Did you ever get an email from Google Search Console that asks you to take an action to fix an issue and then click the “verify fix” button? Well, did you ever just click that you fixed the issue, without actually implementing any fixes or changes?
I am sure many of you have and sometimes it works. Sometimes saying you fixed something will result in Google re-checking the issue and letting it pass.
When will this happen? Google’s John Mueller said on Twitter said that when Google’s first “particular analysis was not getting stable results.” So if Google runs it again, maybe the results are now stable and Google sees what it wants to see this time.

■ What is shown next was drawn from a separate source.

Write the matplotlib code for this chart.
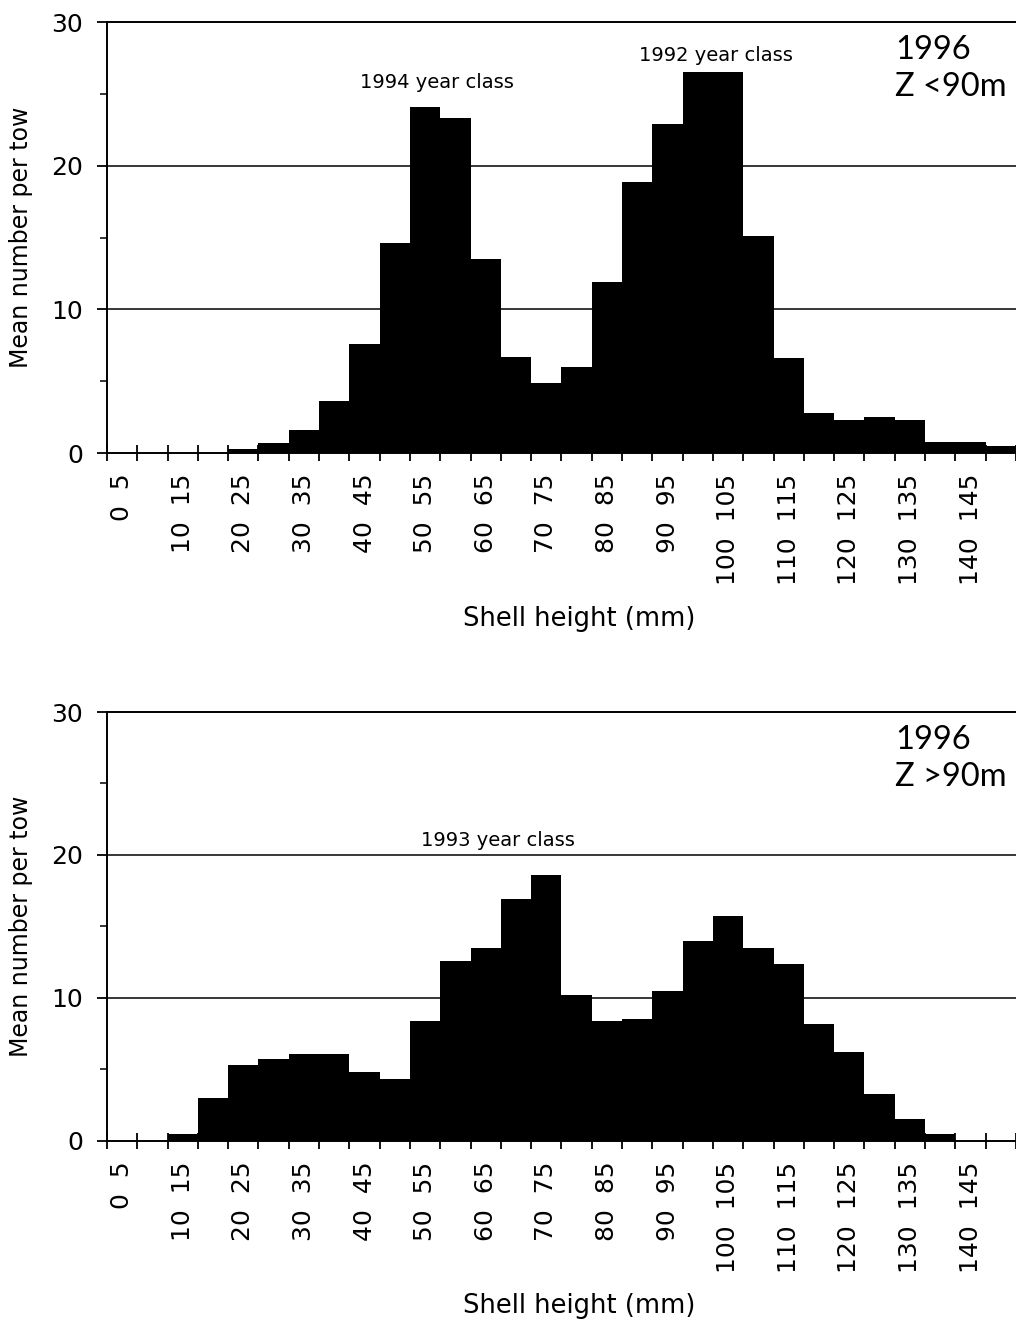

Here is the tweet with the verify fix being confirmed as fixed when this SEO said he did not make any fixes:
@searchliaison When the only thing someone has done is clicked “Verify fixes” (without really making any actual changes) and they get this back… How should this (or the original warning) be interpreted? pic.twitter.com/cVMyLiISiO
— Jay Holtslander (@j_holtslander) March 8, 2022
Here is John’s reply:
Usually that’s a sign that this particular analysis was not getting stable results. That can happen (and we take steps to prevent it from our side as much as possible), so unless you see a lot of these issues, I’d just leave it like that.
— 🐐 John 🐐 (@JohnMu) March 9, 2022
I don’t recommend you just click that the issue is fixed unless you really think the issue is not an issue and Google should recheck.